В августе 1821 года в Петербурге появилась книга «Новое собрание образцовых русских сочинений и переводов в стихах, вышедших в свет от 1816 по 1821 год», куда вошли и некоторые пушкинские произведения (впрочем, публиковавшиеся и раньше). Среди них была и элегия «Погасло дневное светило…», возвращавшая посвященного читателя к памятному морскому ночному путешествию в Гурзуф.

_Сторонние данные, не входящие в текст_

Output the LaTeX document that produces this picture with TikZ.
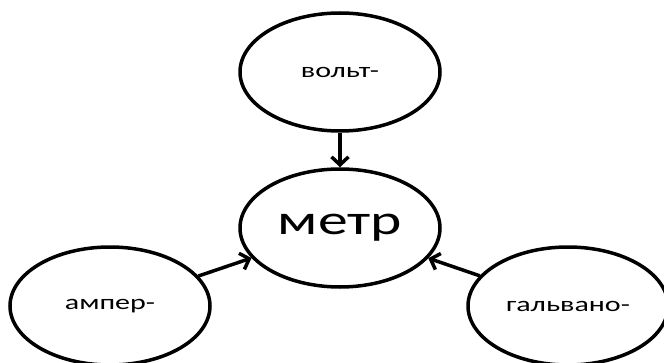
\documentclass[tikz,border=0pt]{standalone}
\usepackage{graphicx}
\usepackage{fontspec}
\setmainfont{Carlito}
\usetikzlibrary{positioning, shapes.geometric, arrows.meta}

\begin{document}
\begin{tikzpicture}[x=1pt, y=1pt, line width=3.5pt,
    word/.style={ellipse, draw, minimum width=200pt, minimum height=118pt, inner sep=0pt},
    link/.style={-{Straight Barb[length=8pt, width=17pt]}}]
	\useasboundingbox (0,0) rectangle (664,362);
	% Draw the vertices.
	\node[word] at (340,134) (metr) {\fontsize{42}{42}\selectfont\scalebox{1.42}[1]{метр}};
	\node[word] at (340,290) (volt) {\fontsize{21}{21}\selectfont\scalebox{1.43}[1]{вольт-}};
	\node[word] at (110,56) (amper) {\fontsize{21}{21}\selectfont\scalebox{1.43}[1]{ампер-}};
	\node[word] at (568,56) (galv) {\fontsize{21}{21}\selectfont\scalebox{1.43}[1]{гальвано-}};

	% Connect vertices with edges
	\draw[link] (volt) -- (metr);
	\draw[link] (amper) -- (metr);
	\draw[link] (galv) -- (metr);
\end{tikzpicture}
\end{document}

В те же августовские дни вышел в свет очередной номер журнала «Сын Отечества» (ч. 72, № XXXV), где впервые было напечатано пушкинское послание «К Ч-ву», то есть к П. Я. Чаадаеву («В стране, где я забыл тревоги прежних лет…»). Из него Мария Раевская могла, в частности, узнать, что поэт уже «забыл тревоги прежних лет» и, «вздохнув», оставил былые «заблужденья». Другие строки стихотворения были еще более обнадеживающими:
Богини мира, вновь явились Музы мне
И независимым досугам улыбнулись;
Цевницы брошенной уста мои коснулись;
Старинный звук меня обрадовал — и вновь
Пою мои мечты, природу и любовь,
И дружбу верную, и милые предметы,
Пленявшие меня в младенческие леты… (II, 168).

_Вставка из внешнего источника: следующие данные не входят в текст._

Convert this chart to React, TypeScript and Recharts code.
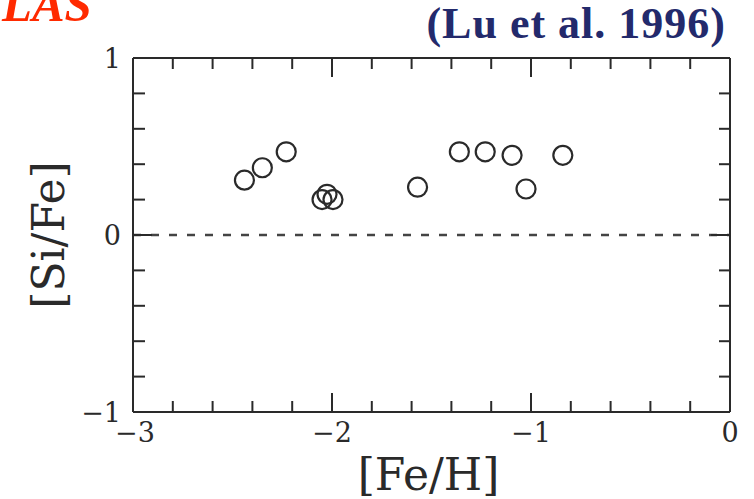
import React from 'react';
import {
  ScatterChart,
  Scatter,
  XAxis,
  YAxis,
  ReferenceLine,
  Label,
} from 'recharts';

// [Fe/H] and [Si/Fe] for each absorber
const feH = [-2.44, -2.35, -2.23, -2.05, -2.025, -1.995, -1.57, -1.36, -1.23, -1.095, -1.025, -0.84];
const siFe = [0.31, 0.38, 0.47, 0.2, 0.23, 0.2, 0.27, 0.47, 0.47, 0.45, 0.26, 0.45];

const xTicks = [-3, -2.8, -2.6, -2.4, -2.2, -2, -1.8, -1.6, -1.4, -1.2, -1, -0.8, -0.6, -0.4, -0.2, 0];
const yTicks = [-1, -0.8, -0.6, -0.4, -0.2, 0, 0.2, 0.4, 0.6, 0.8, 1];
const xLabels: Record<string, string> = { '-3': '\u22123', '-2': '\u22122', '-1': '\u22121', '0': '0' };
const yLabels: Record<string, string> = { '-1': '\u22121', '0': '0', '1': '1' };

const points = feH.map((x, i) => ({ x, y: siFe[i] }));

const INK = '#2a2a2a';
const FONT = '"DejaVu Serif", serif';

const isMajor = (v: number) => Math.abs(v - Math.round(v)) < 1e-6;

const BottomTick = (props: any) => {
  const { x, y, payload } = props;
  const v = payload.value;
  const len = isMajor(v) ? 19 : 11;
  const label = xLabels[String(v)];
  return (
    <g>
      {v !== -3 && v !== 0 && <line x1={x} y1={y} x2={x} y2={y - len} stroke={INK} strokeWidth={2} />}
      {label && (
        <text x={v === -3 ? x + 2 : x} y={y + 30} textAnchor="middle" fontFamily={FONT} fontSize={27} fill={INK}>
          {label}
        </text>
      )}
    </g>
  );
};

const TopTick = (props: any) => {
  const { x, y, payload } = props;
  const v = payload.value;
  if (v === -3 || v === 0) return null;
  const len = isMajor(v) ? 19 : 11;
  return <line x1={x} y1={y} x2={x} y2={y + len} stroke={INK} strokeWidth={2} />;
};

const LeftTick = (props: any) => {
  const { x, y, payload } = props;
  const v = payload.value;
  const len = v === 0 ? 19 : 12;
  const label = yLabels[String(v)];
  return (
    <g>
      {Math.abs(v) !== 1 && <line x1={x} y1={y} x2={x + len} y2={y} stroke={INK} strokeWidth={2} />}
      {label && (
        <text x={x - 12} y={y + 10} textAnchor="end" fontFamily={FONT} fontSize={27} fill={INK}>
          {label}
        </text>
      )}
    </g>
  );
};

const RightTick = (props: any) => {
  const { x, y, payload } = props;
  const v = payload.value;
  if (Math.abs(v) === 1) return null;
  const len = v === 0 ? 19 : 11;
  return <line x1={x} y1={y} x2={x - len} y2={y} stroke={INK} strokeWidth={2} />;
};

const Ring = (props: any) => (
  <circle cx={props.cx} cy={props.cy} r={9.5} fill="none" stroke={INK} strokeWidth={2.2} />
);

export default function App() {
  return (
    <div style={{ position: 'absolute', left: 0, top: 0, width: 754, height: 499, background: '#fff', overflow: 'hidden' }}>
      <div
        style={{
          position: 'absolute', left: 2, top: -15, color: '#ff2a00',
          font: 'italic bold 49px "Liberation Serif", serif', lineHeight: '40px',
        }}
      >
        LAS
      </div>
      <div
        style={{
          position: 'absolute', right: 28, top: 0, color: '#232a6c', letterSpacing: 1,
          font: 'bold 44px "Liberation Serif", serif', lineHeight: '48px',
        }}
      >
        (Lu et al. 1996)
      </div>
      <ScatterChart width={754} height={499} margin={{ top: 57, right: 23, bottom: 86, left: 132 }}>
        <XAxis
          xAxisId="b" type="number" dataKey="x" domain={[-3, 0]} ticks={xTicks} interval={0}
          height={1} tickSize={0} tickMargin={0} tick={<BottomTick />} tickLine={false}
          axisLine={{ stroke: INK, strokeWidth: 2 }} allowDataOverflow
        >
          <Label
            content={({ viewBox }: any) => (
              <text x={viewBox.x + viewBox.width / 2 - 3} y={viewBox.y + 78} textAnchor="middle" fontFamily={FONT} fontSize={44} fill={INK}>
                [Fe/H]
              </text>
            )}
          />
        </XAxis>
        <XAxis
          xAxisId="t" orientation="top" type="number" dataKey="x" domain={[-3, 0]} ticks={xTicks} interval={0}
          height={1} tickSize={0} tickMargin={0} tick={<TopTick />} tickLine={false}
          axisLine={{ stroke: INK, strokeWidth: 2 }} allowDataOverflow
        />
        <YAxis
          yAxisId="l" type="number" dataKey="y" domain={[-1, 1]} ticks={yTicks} interval={0}
          width={1} tickSize={0} tickMargin={0} tick={<LeftTick />} tickLine={false}
          axisLine={{ stroke: INK, strokeWidth: 2 }} allowDataOverflow
        >
          <Label
            content={({ viewBox }: any) => {
              const cx = 64;
              const cy = viewBox.y + viewBox.height / 2;
              return (
                <text x={cx} y={cy} textAnchor="middle" fontFamily={FONT} fontSize={44} fill={INK} transform={`rotate(-90, ${cx}, ${cy})`}>
                  [Si/Fe]
                </text>
              );
            }}
          />
        </YAxis>
        <YAxis
          yAxisId="r" orientation="right" type="number" dataKey="y" domain={[-1, 1]} ticks={yTicks} interval={0}
          width={1} tickSize={0} tickMargin={0} tick={<RightTick />} tickLine={false}
          axisLine={{ stroke: INK, strokeWidth: 2 }} allowDataOverflow
        />
        <ReferenceLine xAxisId="b" yAxisId="l" y={0} stroke="#444" strokeWidth={2.5} strokeDasharray="8 10" />
        <Scatter xAxisId="b" yAxisId="l" data={points} shape={<Ring />} isAnimationActive={false} />
      </ScatterChart>
    </div>
  );
}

Под стихами стояла помета: «Кишенев. 20 апреля 1821» (II, 612; выделено в журнальной публикации). Если вспомнить хронику встреч Марии Раевской с Пушкиным, то получается, что стихи, декларирующие внутреннее обновление поэта (и, в числе прочего, воскрешение его веры в любовь!), написаны как раз между их киевским и кишиневским свиданиями. При желании такое обстоятельство можно было рассматривать как многозначительное — а какая «мечтательница нежная» сторонится в сердечных делах многозначительности и не находит тайные знаки даже там, где их нет? Ведь недаром же сказано:
Везде воображаешь ты
Приюты счастливых свиданий… (VI, 58).
На исходе 1822 года к публике пришел альманах «Полярная Звезда. Карманная книжка для любительниц и любителей русской словесности на 1823 г.», изданный А. А. Бестужевым и К. Ф. Рылеевым. Там было напечатано несколько новых пушкинских произведений — в том числе и «Элегия»:
Увы! за чем она блистает
Минутной, нежной красотой?
Она приметно увядает
Во цвете юности живой…
Увянет! Жизнью молодою
Не долго наслаждаться ей;
Не долго радовать собою
Счастливый круг семьи своей,
Беспечной, милой остротою
Беседы наши оживлять
И тихой, ясною душою
Страдальца душу услаждать…
Спешу в волненьи дум тяжелых,
Сокрыв уныние мое,
Наслушаться речей веселых
И наглядеться на нее;
Смотрю на все ее движенья,
Внимаю каждый звук речей —
И миг единый разлученья
Ужасен для души моей (II, 132).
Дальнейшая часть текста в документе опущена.